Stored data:
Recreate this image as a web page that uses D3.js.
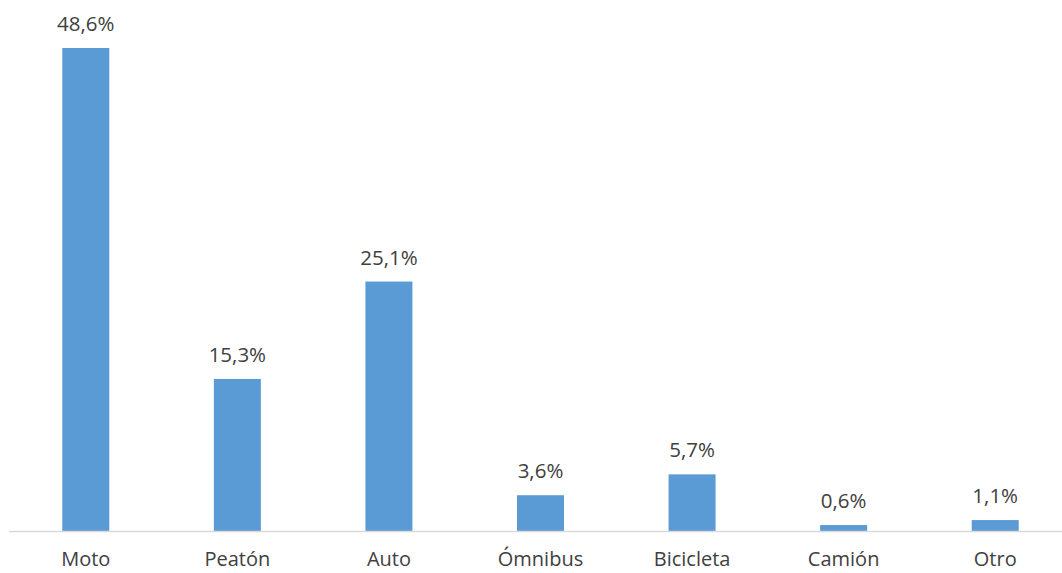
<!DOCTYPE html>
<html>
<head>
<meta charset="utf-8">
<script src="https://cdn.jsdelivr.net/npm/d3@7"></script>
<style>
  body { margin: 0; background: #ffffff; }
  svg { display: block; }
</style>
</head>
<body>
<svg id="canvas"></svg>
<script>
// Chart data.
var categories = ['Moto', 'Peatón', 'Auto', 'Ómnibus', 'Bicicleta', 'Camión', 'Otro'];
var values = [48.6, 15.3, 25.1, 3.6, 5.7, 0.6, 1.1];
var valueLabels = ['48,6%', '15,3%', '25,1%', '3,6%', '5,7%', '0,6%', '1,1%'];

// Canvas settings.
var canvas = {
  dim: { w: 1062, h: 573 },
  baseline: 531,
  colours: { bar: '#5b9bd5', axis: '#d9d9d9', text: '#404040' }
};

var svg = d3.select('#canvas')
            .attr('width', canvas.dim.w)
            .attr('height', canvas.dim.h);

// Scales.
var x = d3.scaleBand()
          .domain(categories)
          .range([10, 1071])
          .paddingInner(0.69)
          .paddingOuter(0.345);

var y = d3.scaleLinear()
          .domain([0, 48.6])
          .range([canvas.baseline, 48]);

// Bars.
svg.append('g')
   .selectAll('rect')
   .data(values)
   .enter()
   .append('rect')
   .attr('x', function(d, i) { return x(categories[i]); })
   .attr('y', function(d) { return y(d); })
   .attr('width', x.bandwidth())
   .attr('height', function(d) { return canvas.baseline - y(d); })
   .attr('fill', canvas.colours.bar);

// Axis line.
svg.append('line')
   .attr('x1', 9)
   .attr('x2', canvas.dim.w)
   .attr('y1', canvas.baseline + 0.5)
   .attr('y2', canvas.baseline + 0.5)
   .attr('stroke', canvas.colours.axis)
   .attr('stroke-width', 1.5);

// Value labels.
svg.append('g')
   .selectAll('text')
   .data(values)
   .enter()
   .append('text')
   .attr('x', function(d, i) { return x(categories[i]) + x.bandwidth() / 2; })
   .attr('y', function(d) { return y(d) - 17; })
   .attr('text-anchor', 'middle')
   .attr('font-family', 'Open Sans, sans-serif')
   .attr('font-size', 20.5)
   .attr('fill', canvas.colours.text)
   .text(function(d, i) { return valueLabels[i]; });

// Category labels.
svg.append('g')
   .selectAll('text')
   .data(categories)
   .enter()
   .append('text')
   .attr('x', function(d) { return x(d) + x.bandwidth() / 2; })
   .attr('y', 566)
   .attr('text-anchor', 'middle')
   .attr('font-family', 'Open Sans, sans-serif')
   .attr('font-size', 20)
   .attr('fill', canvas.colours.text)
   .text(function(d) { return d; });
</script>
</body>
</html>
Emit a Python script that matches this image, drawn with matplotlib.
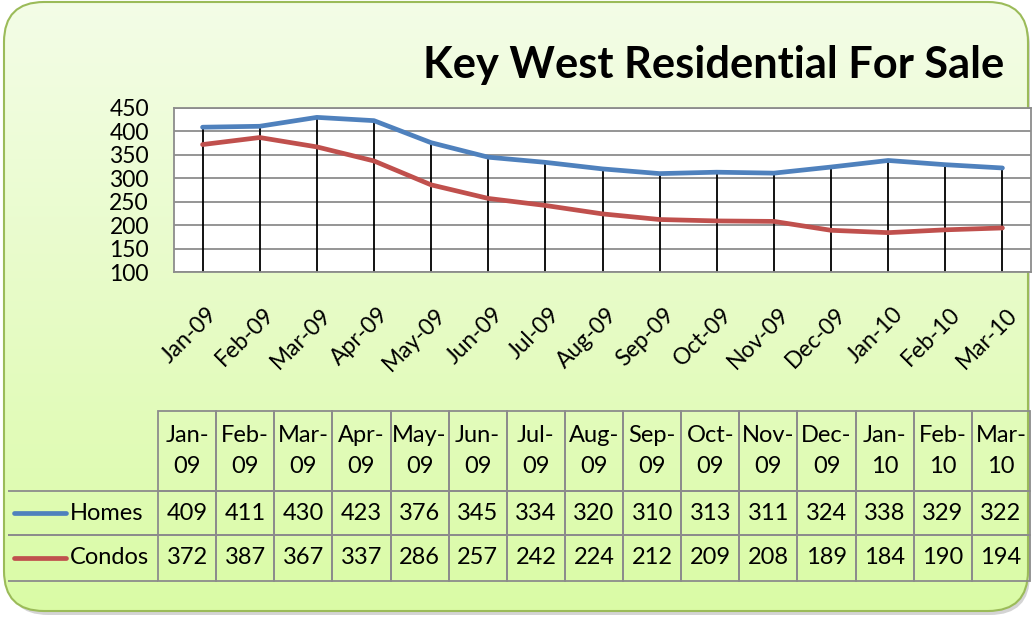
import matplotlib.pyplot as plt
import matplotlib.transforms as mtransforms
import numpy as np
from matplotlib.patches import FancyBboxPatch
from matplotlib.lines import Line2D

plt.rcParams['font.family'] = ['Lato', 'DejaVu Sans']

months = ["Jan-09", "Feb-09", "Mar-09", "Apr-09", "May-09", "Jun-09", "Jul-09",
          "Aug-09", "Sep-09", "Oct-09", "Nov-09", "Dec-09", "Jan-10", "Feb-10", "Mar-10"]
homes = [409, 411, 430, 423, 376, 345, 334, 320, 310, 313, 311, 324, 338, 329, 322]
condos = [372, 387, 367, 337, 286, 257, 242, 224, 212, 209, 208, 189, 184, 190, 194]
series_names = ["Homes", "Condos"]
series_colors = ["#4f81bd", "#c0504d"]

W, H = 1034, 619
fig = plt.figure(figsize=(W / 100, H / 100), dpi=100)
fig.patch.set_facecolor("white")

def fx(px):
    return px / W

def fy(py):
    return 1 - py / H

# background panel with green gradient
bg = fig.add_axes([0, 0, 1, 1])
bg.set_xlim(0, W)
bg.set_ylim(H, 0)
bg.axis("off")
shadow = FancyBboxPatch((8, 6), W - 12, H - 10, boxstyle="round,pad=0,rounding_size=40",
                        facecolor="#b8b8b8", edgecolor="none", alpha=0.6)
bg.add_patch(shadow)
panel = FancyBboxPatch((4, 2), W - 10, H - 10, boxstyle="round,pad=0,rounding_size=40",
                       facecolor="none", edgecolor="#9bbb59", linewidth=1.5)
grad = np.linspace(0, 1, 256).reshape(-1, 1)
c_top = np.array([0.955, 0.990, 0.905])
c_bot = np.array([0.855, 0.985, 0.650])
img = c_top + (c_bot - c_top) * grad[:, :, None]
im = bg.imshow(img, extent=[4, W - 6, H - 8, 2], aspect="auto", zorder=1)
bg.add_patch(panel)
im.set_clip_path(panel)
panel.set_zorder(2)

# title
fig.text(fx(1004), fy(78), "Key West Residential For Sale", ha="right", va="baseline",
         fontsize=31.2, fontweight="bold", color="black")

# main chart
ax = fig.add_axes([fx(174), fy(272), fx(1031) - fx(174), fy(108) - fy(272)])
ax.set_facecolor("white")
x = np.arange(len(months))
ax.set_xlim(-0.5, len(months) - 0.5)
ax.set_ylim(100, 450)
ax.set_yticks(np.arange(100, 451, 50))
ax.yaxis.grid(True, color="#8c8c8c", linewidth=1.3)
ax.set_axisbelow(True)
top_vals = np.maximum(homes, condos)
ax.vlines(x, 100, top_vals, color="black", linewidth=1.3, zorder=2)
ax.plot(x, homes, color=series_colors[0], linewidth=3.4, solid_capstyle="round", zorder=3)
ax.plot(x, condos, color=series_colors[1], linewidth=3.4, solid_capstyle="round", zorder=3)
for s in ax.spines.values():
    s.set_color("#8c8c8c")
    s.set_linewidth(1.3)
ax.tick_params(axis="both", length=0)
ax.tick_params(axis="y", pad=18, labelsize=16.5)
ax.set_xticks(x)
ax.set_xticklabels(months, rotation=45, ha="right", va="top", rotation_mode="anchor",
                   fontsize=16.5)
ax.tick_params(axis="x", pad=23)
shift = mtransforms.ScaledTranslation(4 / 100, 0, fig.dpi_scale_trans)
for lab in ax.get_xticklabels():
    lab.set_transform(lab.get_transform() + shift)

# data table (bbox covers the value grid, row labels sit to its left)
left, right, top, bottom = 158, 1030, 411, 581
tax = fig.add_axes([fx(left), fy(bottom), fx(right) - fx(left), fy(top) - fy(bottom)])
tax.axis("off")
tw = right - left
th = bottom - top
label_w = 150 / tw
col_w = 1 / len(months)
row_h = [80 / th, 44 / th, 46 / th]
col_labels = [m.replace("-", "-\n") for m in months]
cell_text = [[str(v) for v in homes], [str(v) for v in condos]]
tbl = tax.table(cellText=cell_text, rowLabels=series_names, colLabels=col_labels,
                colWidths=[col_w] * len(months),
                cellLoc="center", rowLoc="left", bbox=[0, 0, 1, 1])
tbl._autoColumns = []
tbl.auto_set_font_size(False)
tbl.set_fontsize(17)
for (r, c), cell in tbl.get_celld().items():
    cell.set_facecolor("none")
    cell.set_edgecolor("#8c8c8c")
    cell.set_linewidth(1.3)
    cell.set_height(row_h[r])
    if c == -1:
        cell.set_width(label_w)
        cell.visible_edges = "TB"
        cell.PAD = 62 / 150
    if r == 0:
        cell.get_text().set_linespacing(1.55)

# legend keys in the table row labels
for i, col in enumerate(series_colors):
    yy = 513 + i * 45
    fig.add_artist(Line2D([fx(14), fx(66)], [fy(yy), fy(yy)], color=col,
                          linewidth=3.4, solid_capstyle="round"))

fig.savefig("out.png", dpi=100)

▶ [What is expected] Extract exactly the lines running from the line containing "Emit a Python" to the line containing "return 1 - py / H", with both end lines included and all pictures left out.

▶ [Exercise result]
Emit a Python script that matches this image, drawn with matplotlib.
import matplotlib.pyplot as plt
import matplotlib.transforms as mtransforms
import numpy as np
from matplotlib.patches import FancyBboxPatch
from matplotlib.lines import Line2D

plt.rcParams['font.family'] = ['Lato', 'DejaVu Sans']

months = ["Jan-09", "Feb-09", "Mar-09", "Apr-09", "May-09", "Jun-09", "Jul-09",
          "Aug-09", "Sep-09", "Oct-09", "Nov-09", "Dec-09", "Jan-10", "Feb-10", "Mar-10"]
homes = [409, 411, 430, 423, 376, 345, 334, 320, 310, 313, 311, 324, 338, 329, 322]
condos = [372, 387, 367, 337, 286, 257, 242, 224, 212, 209, 208, 189, 184, 190, 194]
series_names = ["Homes", "Condos"]
series_colors = ["#4f81bd", "#c0504d"]

W, H = 1034, 619
fig = plt.figure(figsize=(W / 100, H / 100), dpi=100)
fig.patch.set_facecolor("white")

def fx(px):
    return px / W

def fy(py):
    return 1 - py / H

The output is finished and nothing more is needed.